Some things can be done to enhance or prolong the life of groundwater
resources. These may include (1) artificial recharge: this may be feasible if there is an
available resource; (2) limitation or restriction of groundwater pumping; and (3)
efficient use of available supplies.
Competition for Water. Severe competition for limited water
supplies in some areas may make it necessary to choose between irrigation, streamflows for
fish, or domestic needs. Abundant and cheap water supplies enhance the quality of life in
the West, but in the future some locations may not be able to enjoy them. Most countries
do not have the luxury of abundant, high quality water supplies to the extent that we do
in the United States and Canada. In the past cities have had to restrict the watering of
lawns or filling of swimming pools to ensure adequate supplies for drinking, washing, and
fire protection.
Many of those vying for control of water supplies have a single-track
approach. Some typical comments have been:
"My need is paramount."
"Irrigation provides food; do you want to watch the fish swim
upstream or would you rather eat?"
"Fish have been nearly eliminated by diversions and pollution for
nearly 100 years; this has to be rectified now!"
"Recreation needs are increasing by leaps and bounds; water-based
recreation must be given a high priority."

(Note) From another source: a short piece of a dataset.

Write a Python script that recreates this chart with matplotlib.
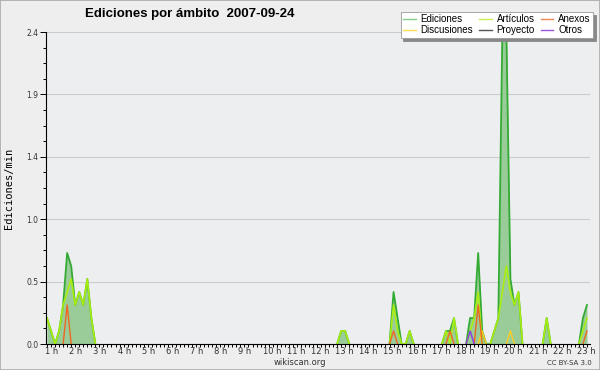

"Water is needed for power production. Power is the basis for our
high standard of living. It means jobs!"
Narrow, unyielding approaches make it all the more difficult to find
solutions to water supply problems facing the West. The competition is becoming keener
every year. Cool heads and clear vision are needed to make good decisions that will
influence the quality of the western lifestyle for years to come.